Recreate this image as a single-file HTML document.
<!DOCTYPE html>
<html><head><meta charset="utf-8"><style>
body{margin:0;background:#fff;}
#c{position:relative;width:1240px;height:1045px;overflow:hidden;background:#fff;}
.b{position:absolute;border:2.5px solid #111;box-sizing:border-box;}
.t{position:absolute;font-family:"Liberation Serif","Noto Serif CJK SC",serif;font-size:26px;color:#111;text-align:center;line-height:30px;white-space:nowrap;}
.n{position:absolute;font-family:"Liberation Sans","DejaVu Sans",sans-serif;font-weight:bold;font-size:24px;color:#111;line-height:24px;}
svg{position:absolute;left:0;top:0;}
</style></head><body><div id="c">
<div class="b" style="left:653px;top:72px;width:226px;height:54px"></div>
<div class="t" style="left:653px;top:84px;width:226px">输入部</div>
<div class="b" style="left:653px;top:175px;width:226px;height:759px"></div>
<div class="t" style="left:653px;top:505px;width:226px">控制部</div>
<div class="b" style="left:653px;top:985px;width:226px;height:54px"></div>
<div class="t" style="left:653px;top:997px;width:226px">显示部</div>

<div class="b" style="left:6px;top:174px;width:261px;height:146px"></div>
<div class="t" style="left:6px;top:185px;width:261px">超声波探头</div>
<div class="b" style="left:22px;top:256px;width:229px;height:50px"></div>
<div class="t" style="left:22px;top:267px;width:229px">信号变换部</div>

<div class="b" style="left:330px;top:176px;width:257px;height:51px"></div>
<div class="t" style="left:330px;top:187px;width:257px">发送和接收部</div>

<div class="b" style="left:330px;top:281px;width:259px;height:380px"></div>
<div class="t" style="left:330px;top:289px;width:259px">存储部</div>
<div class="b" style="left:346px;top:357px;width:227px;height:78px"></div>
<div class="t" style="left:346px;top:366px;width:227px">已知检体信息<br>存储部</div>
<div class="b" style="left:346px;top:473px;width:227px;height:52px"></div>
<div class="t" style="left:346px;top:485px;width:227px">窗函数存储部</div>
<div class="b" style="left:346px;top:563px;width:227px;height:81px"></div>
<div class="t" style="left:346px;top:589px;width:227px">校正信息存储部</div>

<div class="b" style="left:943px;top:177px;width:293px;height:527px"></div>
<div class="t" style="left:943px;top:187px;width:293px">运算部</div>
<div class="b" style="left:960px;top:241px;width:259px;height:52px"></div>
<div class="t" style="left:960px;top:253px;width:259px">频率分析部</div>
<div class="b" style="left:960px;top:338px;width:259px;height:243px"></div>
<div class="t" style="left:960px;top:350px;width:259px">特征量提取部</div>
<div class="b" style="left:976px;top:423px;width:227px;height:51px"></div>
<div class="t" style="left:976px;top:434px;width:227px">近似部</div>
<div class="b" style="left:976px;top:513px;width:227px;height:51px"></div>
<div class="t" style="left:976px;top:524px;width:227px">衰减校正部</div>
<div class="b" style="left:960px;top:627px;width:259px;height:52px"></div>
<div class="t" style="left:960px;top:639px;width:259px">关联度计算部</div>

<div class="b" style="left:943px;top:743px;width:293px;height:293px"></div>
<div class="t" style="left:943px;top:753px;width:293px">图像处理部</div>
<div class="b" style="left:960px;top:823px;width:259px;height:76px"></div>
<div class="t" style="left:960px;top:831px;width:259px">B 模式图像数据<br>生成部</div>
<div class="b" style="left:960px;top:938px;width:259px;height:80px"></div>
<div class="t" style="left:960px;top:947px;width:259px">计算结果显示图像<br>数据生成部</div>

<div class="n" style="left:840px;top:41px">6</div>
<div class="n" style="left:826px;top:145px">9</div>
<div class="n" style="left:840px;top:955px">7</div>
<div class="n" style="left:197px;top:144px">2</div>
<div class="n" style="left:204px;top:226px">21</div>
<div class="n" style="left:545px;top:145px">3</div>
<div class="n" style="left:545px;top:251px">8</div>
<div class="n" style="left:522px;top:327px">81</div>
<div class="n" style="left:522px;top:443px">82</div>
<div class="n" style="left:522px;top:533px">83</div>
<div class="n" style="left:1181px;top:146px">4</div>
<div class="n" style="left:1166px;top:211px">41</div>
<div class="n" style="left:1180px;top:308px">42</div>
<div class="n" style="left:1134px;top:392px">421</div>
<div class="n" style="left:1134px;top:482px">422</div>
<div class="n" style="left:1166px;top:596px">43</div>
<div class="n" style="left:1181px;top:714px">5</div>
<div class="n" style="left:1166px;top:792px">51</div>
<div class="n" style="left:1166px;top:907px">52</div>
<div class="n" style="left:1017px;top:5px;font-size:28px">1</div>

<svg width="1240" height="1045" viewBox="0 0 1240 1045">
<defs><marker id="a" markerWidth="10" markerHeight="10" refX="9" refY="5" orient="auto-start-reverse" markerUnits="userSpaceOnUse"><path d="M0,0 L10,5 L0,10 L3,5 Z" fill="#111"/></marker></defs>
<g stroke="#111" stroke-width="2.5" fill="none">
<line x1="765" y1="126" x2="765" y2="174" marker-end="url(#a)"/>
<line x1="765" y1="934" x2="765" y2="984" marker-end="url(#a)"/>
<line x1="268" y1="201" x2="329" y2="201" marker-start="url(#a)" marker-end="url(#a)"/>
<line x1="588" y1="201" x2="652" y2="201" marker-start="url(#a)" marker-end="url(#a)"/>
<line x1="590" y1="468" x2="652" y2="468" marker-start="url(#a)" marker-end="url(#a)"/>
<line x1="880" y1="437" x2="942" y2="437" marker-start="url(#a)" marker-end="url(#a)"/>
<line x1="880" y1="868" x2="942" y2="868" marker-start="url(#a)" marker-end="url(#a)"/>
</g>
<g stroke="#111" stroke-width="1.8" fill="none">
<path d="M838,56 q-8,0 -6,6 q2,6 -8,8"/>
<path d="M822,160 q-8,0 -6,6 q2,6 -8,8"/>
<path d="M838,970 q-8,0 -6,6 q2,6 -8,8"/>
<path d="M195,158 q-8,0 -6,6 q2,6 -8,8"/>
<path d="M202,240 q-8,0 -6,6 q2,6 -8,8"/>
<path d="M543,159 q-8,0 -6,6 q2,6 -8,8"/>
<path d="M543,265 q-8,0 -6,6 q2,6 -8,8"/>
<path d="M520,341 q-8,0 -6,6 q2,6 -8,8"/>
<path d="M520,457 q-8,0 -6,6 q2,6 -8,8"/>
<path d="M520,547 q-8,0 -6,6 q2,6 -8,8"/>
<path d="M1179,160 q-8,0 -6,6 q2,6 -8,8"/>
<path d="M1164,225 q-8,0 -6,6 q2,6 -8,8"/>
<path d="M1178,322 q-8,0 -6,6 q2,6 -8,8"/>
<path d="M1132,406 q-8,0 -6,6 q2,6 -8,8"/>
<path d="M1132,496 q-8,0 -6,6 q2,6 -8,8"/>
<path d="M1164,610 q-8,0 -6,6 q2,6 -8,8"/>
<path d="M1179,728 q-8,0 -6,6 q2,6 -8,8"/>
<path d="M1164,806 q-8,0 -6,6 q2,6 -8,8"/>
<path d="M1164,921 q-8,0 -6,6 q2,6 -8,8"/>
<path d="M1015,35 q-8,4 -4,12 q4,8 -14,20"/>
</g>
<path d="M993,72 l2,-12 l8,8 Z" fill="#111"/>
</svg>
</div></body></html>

************

Write the data back out verbatim.

Recreate this image as a single-file HTML document.
<!DOCTYPE html>
<html><head><meta charset="utf-8"><style>
body{margin:0;background:#fff;}
#c{position:relative;width:1240px;height:1045px;overflow:hidden;background:#fff;}
.b{position:absolute;border:2.5px solid #111;box-sizing:border-box;}
.t{position:absolute;font-family:"Liberation Serif","Noto Serif CJK SC",serif;font-size:26px;color:#111;text-align:center;line-height:30px;white-space:nowrap;}
.n{position:absolute;font-family:"Liberation Sans","DejaVu Sans",sans-serif;font-weight:bold;font-size:24px;color:#111;line-height:24px;}
svg{position:absolute;left:0;top:0;}
</style></head><body><div id="c">
<div class="b" style="left:653px;top:72px;width:226px;height:54px"></div>
<div class="t" style="left:653px;top:84px;width:226px">输入部</div>
<div class="b" style="left:653px;top:175px;width:226px;height:759px"></div>
<div class="t" style="left:653px;top:505px;width:226px">控制部</div>
<div class="b" style="left:653px;top:985px;width:226px;height:54px"></div>
<div class="t" style="left:653px;top:997px;width:226px">显示部</div>

<div class="b" style="left:6px;top:174px;width:261px;height:146px"></div>
<div class="t" style="left:6px;top:185px;width:261px">超声波探头</div>
<div class="b" style="left:22px;top:256px;width:229px;height:50px"></div>
<div class="t" style="left:22px;top:267px;width:229px">信号变换部</div>

<div class="b" style="left:330px;top:176px;width:257px;height:51px"></div>
<div class="t" style="left:330px;top:187px;width:257px">发送和接收部</div>

<div class="b" style="left:330px;top:281px;width:259px;height:380px"></div>
<div class="t" style="left:330px;top:289px;width:259px">存储部</div>
<div class="b" style="left:346px;top:357px;width:227px;height:78px"></div>
<div class="t" style="left:346px;top:366px;width:227px">已知检体信息<br>存储部</div>
<div class="b" style="left:346px;top:473px;width:227px;height:52px"></div>
<div class="t" style="left:346px;top:485px;width:227px">窗函数存储部</div>
<div class="b" style="left:346px;top:563px;width:227px;height:81px"></div>
<div class="t" style="left:346px;top:589px;width:227px">校正信息存储部</div>

<div class="b" style="left:943px;top:177px;width:293px;height:527px"></div>
<div class="t" style="left:943px;top:187px;width:293px">运算部</div>
<div class="b" style="left:960px;top:241px;width:259px;height:52px"></div>
<div class="t" style="left:960px;top:253px;width:259px">频率分析部</div>
<div class="b" style="left:960px;top:338px;width:259px;height:243px"></div>
<div class="t" style="left:960px;top:350px;width:259px">特征量提取部</div>
<div class="b" style="left:976px;top:423px;width:227px;height:51px"></div>
<div class="t" style="left:976px;top:434px;width:227px">近似部</div>
<div class="b" style="left:976px;top:513px;width:227px;height:51px"></div>
<div class="t" style="left:976px;top:524px;width:227px">衰减校正部</div>
<div class="b" style="left:960px;top:627px;width:259px;height:52px"></div>
<div class="t" style="left:960px;top:639px;width:259px">关联度计算部</div>

<div class="b" style="left:943px;top:743px;width:293px;height:293px"></div>
<div class="t" style="left:943px;top:753px;width:293px">图像处理部</div>
<div class="b" style="left:960px;top:823px;width:259px;height:76px"></div>
<div class="t" style="left:960px;top:831px;width:259px">B 模式图像数据<br>生成部</div>
<div class="b" style="left:960px;top:938px;width:259px;height:80px"></div>
<div class="t" style="left:960px;top:947px;width:259px">计算结果显示图像<br>数据生成部</div>

<div class="n" style="left:840px;top:41px">6</div>
<div class="n" style="left:826px;top:145px">9</div>
<div class="n" style="left:840px;top:955px">7</div>
<div class="n" style="left:197px;top:144px">2</div>
<div class="n" style="left:204px;top:226px">21</div>
<div class="n" style="left:545px;top:145px">3</div>
<div class="n" style="left:545px;top:251px">8</div>
<div class="n" style="left:522px;top:327px">81</div>
<div class="n" style="left:522px;top:443px">82</div>
<div class="n" style="left:522px;top:533px">83</div>
<div class="n" style="left:1181px;top:146px">4</div>
<div class="n" style="left:1166px;top:211px">41</div>
<div class="n" style="left:1180px;top:308px">42</div>
<div class="n" style="left:1134px;top:392px">421</div>
<div class="n" style="left:1134px;top:482px">422</div>
<div class="n" style="left:1166px;top:596px">43</div>
<div class="n" style="left:1181px;top:714px">5</div>
<div class="n" style="left:1166px;top:792px">51</div>
<div class="n" style="left:1166px;top:907px">52</div>
<div class="n" style="left:1017px;top:5px;font-size:28px">1</div>

<svg width="1240" height="1045" viewBox="0 0 1240 1045">
<defs><marker id="a" markerWidth="10" markerHeight="10" refX="9" refY="5" orient="auto-start-reverse" markerUnits="userSpaceOnUse"><path d="M0,0 L10,5 L0,10 L3,5 Z" fill="#111"/></marker></defs>
<g stroke="#111" stroke-width="2.5" fill="none">
<line x1="765" y1="126" x2="765" y2="174" marker-end="url(#a)"/>
<line x1="765" y1="934" x2="765" y2="984" marker-end="url(#a)"/>
<line x1="268" y1="201" x2="329" y2="201" marker-start="url(#a)" marker-end="url(#a)"/>
<line x1="588" y1="201" x2="652" y2="201" marker-start="url(#a)" marker-end="url(#a)"/>
<line x1="590" y1="468" x2="652" y2="468" marker-start="url(#a)" marker-end="url(#a)"/>
<line x1="880" y1="437" x2="942" y2="437" marker-start="url(#a)" marker-end="url(#a)"/>
<line x1="880" y1="868" x2="942" y2="868" marker-start="url(#a)" marker-end="url(#a)"/>
</g>
<g stroke="#111" stroke-width="1.8" fill="none">
<path d="M838,56 q-8,0 -6,6 q2,6 -8,8"/>
<path d="M822,160 q-8,0 -6,6 q2,6 -8,8"/>
<path d="M838,970 q-8,0 -6,6 q2,6 -8,8"/>
<path d="M195,158 q-8,0 -6,6 q2,6 -8,8"/>
<path d="M202,240 q-8,0 -6,6 q2,6 -8,8"/>
<path d="M543,159 q-8,0 -6,6 q2,6 -8,8"/>
<path d="M543,265 q-8,0 -6,6 q2,6 -8,8"/>
<path d="M520,341 q-8,0 -6,6 q2,6 -8,8"/>
<path d="M520,457 q-8,0 -6,6 q2,6 -8,8"/>
<path d="M520,547 q-8,0 -6,6 q2,6 -8,8"/>
<path d="M1179,160 q-8,0 -6,6 q2,6 -8,8"/>
<path d="M1164,225 q-8,0 -6,6 q2,6 -8,8"/>
<path d="M1178,322 q-8,0 -6,6 q2,6 -8,8"/>
<path d="M1132,406 q-8,0 -6,6 q2,6 -8,8"/>
<path d="M1132,496 q-8,0 -6,6 q2,6 -8,8"/>
<path d="M1164,610 q-8,0 -6,6 q2,6 -8,8"/>
<path d="M1179,728 q-8,0 -6,6 q2,6 -8,8"/>
<path d="M1164,806 q-8,0 -6,6 q2,6 -8,8"/>
<path d="M1164,921 q-8,0 -6,6 q2,6 -8,8"/>
<path d="M1015,35 q-8,4 -4,12 q4,8 -14,20"/>
</g>
<path d="M993,72 l2,-12 l8,8 Z" fill="#111"/>
</svg>
</div></body></html>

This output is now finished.